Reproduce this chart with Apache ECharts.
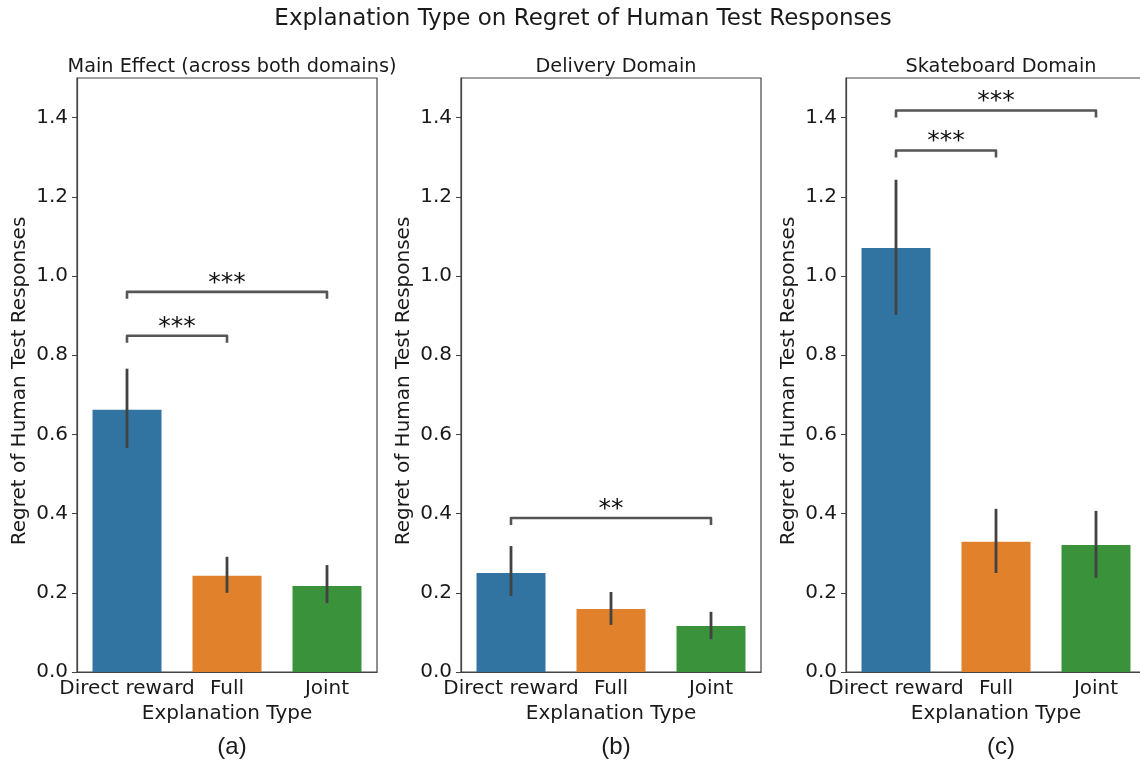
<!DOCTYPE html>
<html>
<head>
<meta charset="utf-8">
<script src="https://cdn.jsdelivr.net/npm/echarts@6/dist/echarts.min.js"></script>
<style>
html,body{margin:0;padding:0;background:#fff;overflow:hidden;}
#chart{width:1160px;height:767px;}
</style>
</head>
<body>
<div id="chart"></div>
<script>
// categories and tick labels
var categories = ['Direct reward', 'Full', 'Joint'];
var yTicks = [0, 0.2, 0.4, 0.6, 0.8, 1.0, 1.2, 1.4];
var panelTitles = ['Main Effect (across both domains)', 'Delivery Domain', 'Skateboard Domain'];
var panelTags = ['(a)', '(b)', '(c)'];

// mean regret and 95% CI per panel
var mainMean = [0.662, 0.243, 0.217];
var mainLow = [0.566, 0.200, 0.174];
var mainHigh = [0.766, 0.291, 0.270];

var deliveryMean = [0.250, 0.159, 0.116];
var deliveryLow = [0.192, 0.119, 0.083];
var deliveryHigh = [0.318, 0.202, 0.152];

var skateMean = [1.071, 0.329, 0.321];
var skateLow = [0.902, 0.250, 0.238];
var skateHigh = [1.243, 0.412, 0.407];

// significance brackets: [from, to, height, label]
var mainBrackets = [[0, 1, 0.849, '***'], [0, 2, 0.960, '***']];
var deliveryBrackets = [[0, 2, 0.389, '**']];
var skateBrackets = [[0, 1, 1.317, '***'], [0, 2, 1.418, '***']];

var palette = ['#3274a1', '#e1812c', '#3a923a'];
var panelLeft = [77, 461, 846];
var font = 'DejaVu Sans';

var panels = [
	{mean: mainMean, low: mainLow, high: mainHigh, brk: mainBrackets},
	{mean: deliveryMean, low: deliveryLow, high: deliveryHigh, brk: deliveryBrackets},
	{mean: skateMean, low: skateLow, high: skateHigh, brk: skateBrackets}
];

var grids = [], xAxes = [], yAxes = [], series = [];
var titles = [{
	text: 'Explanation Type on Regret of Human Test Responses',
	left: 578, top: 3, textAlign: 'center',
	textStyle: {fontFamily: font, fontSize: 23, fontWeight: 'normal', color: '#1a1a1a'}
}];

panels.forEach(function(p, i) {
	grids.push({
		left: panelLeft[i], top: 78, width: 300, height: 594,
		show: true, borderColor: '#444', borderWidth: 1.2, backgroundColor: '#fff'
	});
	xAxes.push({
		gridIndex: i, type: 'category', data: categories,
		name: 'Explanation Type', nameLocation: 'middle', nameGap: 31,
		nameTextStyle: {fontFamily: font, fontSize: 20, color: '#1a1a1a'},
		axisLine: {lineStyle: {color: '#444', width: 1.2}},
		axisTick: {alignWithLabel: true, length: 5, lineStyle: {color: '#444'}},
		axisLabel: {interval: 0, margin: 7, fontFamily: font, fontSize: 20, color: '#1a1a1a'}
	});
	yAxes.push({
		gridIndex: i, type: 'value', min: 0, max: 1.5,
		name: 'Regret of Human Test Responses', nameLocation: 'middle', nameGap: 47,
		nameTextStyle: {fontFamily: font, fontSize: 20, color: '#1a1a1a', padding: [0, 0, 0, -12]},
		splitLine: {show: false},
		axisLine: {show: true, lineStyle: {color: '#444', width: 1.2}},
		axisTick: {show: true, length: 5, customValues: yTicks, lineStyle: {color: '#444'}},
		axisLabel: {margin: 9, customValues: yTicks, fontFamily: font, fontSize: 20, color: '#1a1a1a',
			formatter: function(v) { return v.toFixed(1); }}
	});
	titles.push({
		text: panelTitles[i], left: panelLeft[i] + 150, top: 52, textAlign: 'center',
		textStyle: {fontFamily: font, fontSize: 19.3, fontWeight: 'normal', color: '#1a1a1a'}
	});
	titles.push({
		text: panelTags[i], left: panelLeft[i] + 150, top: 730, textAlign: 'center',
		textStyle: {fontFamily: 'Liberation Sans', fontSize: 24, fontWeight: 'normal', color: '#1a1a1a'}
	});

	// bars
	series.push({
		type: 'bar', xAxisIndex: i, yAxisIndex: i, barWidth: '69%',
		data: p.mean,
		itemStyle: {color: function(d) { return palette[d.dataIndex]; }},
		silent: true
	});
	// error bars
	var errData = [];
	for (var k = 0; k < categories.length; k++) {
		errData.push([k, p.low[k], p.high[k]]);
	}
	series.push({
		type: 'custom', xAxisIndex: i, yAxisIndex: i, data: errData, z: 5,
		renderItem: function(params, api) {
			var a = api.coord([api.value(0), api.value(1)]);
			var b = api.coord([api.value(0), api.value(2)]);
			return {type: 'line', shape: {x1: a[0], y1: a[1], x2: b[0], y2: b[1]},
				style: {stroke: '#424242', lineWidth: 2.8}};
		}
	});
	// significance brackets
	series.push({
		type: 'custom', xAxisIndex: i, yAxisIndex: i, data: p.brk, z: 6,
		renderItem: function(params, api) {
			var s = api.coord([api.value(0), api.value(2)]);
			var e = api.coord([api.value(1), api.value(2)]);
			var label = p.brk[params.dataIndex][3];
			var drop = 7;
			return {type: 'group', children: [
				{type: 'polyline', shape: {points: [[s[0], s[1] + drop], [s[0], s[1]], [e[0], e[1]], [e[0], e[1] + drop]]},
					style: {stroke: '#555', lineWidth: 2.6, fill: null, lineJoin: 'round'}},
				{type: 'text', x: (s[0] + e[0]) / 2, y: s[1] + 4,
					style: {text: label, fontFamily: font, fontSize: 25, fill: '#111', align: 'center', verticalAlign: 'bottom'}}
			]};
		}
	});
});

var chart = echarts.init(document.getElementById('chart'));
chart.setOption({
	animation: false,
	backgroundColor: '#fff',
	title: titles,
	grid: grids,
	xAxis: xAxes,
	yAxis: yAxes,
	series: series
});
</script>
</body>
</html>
----
▸ **CHALLENGE**:
Transcribe the listing above verbatim. Omit the pictures.

▸ **PROBLEM SOLUTION**:
Reproduce this chart with Apache ECharts.
<!DOCTYPE html>
<html>
<head>
<meta charset="utf-8">
<script src="https://cdn.jsdelivr.net/npm/echarts@6/dist/echarts.min.js"></script>
<style>
html,body{margin:0;padding:0;background:#fff;overflow:hidden;}
#chart{width:1160px;height:767px;}
</style>
</head>
<body>
<div id="chart"></div>
<script>
// categories and tick labels
var categories = ['Direct reward', 'Full', 'Joint'];
var yTicks = [0, 0.2, 0.4, 0.6, 0.8, 1.0, 1.2, 1.4];
var panelTitles = ['Main Effect (across both domains)', 'Delivery Domain', 'Skateboard Domain'];
var panelTags = ['(a)', '(b)', '(c)'];

// mean regret and 95% CI per panel
var mainMean = [0.662, 0.243, 0.217];
var mainLow = [0.566, 0.200, 0.174];
var mainHigh = [0.766, 0.291, 0.270];

var deliveryMean = [0.250, 0.159, 0.116];
var deliveryLow = [0.192, 0.119, 0.083];
var deliveryHigh = [0.318, 0.202, 0.152];

var skateMean = [1.071, 0.329, 0.321];
var skateLow = [0.902, 0.250, 0.238];
var skateHigh = [1.243, 0.412, 0.407];

// significance brackets: [from, to, height, label]
var mainBrackets = [[0, 1, 0.849, '***'], [0, 2, 0.960, '***']];
var deliveryBrackets = [[0, 2, 0.389, '**']];
var skateBrackets = [[0, 1, 1.317, '***'], [0, 2, 1.418, '***']];

var palette = ['#3274a1', '#e1812c', '#3a923a'];
var panelLeft = [77, 461, 846];
var font = 'DejaVu Sans';

var panels = [
	{mean: mainMean, low: mainLow, high: mainHigh, brk: mainBrackets},
	{mean: deliveryMean, low: deliveryLow, high: deliveryHigh, brk: deliveryBrackets},
	{mean: skateMean, low: skateLow, high: skateHigh, brk: skateBrackets}
];

var grids = [], xAxes = [], yAxes = [], series = [];
var titles = [{
	text: 'Explanation Type on Regret of Human Test Responses',
	left: 578, top: 3, textAlign: 'center',
	textStyle: {fontFamily: font, fontSize: 23, fontWeight: 'normal', color: '#1a1a1a'}
}];

panels.forEach(function(p, i) {
	grids.push({
		left: panelLeft[i], top: 78, width: 300, height: 594,
		show: true, borderColor: '#444', borderWidth: 1.2, backgroundColor: '#fff'
	});
	xAxes.push({
		gridIndex: i, type: 'category', data: categories,
		name: 'Explanation Type', nameLocation: 'middle', nameGap: 31,
		nameTextStyle: {fontFamily: font, fontSize: 20, color: '#1a1a1a'},
		axisLine: {lineStyle: {color: '#444', width: 1.2}},
		axisTick: {alignWithLabel: true, length: 5, lineStyle: {color: '#444'}},
		axisLabel: {interval: 0, margin: 7, fontFamily: font, fontSize: 20, color: '#1a1a1a'}
	});
	yAxes.push({
		gridIndex: i, type: 'value', min: 0, max: 1.5,
		name: 'Regret of Human Test Responses', nameLocation: 'middle', nameGap: 47,
		nameTextStyle: {fontFamily: font, fontSize: 20, color: '#1a1a1a', padding: [0, 0, 0, -12]},
		splitLine: {show: false},
		axisLine: {show: true, lineStyle: {color: '#444', width: 1.2}},
		axisTick: {show: true, length: 5, customValues: yTicks, lineStyle: {color: '#444'}},
		axisLabel: {margin: 9, customValues: yTicks, fontFamily: font, fontSize: 20, color: '#1a1a1a',
			formatter: function(v) { return v.toFixed(1); }}
	});
	titles.push({
		text: panelTitles[i], left: panelLeft[i] + 150, top: 52, textAlign: 'center',
		textStyle: {fontFamily: font, fontSize: 19.3, fontWeight: 'normal', color: '#1a1a1a'}
	});
	titles.push({
		text: panelTags[i], left: panelLeft[i] + 150, top: 730, textAlign: 'center',
		textStyle: {fontFamily: 'Liberation Sans', fontSize: 24, fontWeight: 'normal', color: '#1a1a1a'}
	});

	// bars
	series.push({
		type: 'bar', xAxisIndex: i, yAxisIndex: i, barWidth: '69%',
		data: p.mean,
		itemStyle: {color: function(d) { return palette[d.dataIndex]; }},
		silent: true
	});
	// error bars
	var errData = [];
	for (var k = 0; k < categories.length; k++) {
		errData.push([k, p.low[k], p.high[k]]);
	}
	series.push({
		type: 'custom', xAxisIndex: i, yAxisIndex: i, data: errData, z: 5,
		renderItem: function(params, api) {
			var a = api.coord([api.value(0), api.value(1)]);
			var b = api.coord([api.value(0), api.value(2)]);
			return {type: 'line', shape: {x1: a[0], y1: a[1], x2: b[0], y2: b[1]},
				style: {stroke: '#424242', lineWidth: 2.8}};
		}
	});
	// significance brackets
	series.push({
		type: 'custom', xAxisIndex: i, yAxisIndex: i, data: p.brk, z: 6,
		renderItem: function(params, api) {
			var s = api.coord([api.value(0), api.value(2)]);
			var e = api.coord([api.value(1), api.value(2)]);
			var label = p.brk[params.dataIndex][3];
			var drop = 7;
			return {type: 'group', children: [
				{type: 'polyline', shape: {points: [[s[0], s[1] + drop], [s[0], s[1]], [e[0], e[1]], [e[0], e[1] + drop]]},
					style: {stroke: '#555', lineWidth: 2.6, fill: null, lineJoin: 'round'}},
				{type: 'text', x: (s[0] + e[0]) / 2, y: s[1] + 4,
					style: {text: label, fontFamily: font, fontSize: 25, fill: '#111', align: 'center', verticalAlign: 'bottom'}}
			]};
		}
	});
});

var chart = echarts.init(document.getElementById('chart'));
chart.setOption({
	animation: false,
	backgroundColor: '#fff',
	title: titles,
	grid: grids,
	xAxis: xAxes,
	yAxis: yAxes,
	series: series
});
</script>
</body>
</html>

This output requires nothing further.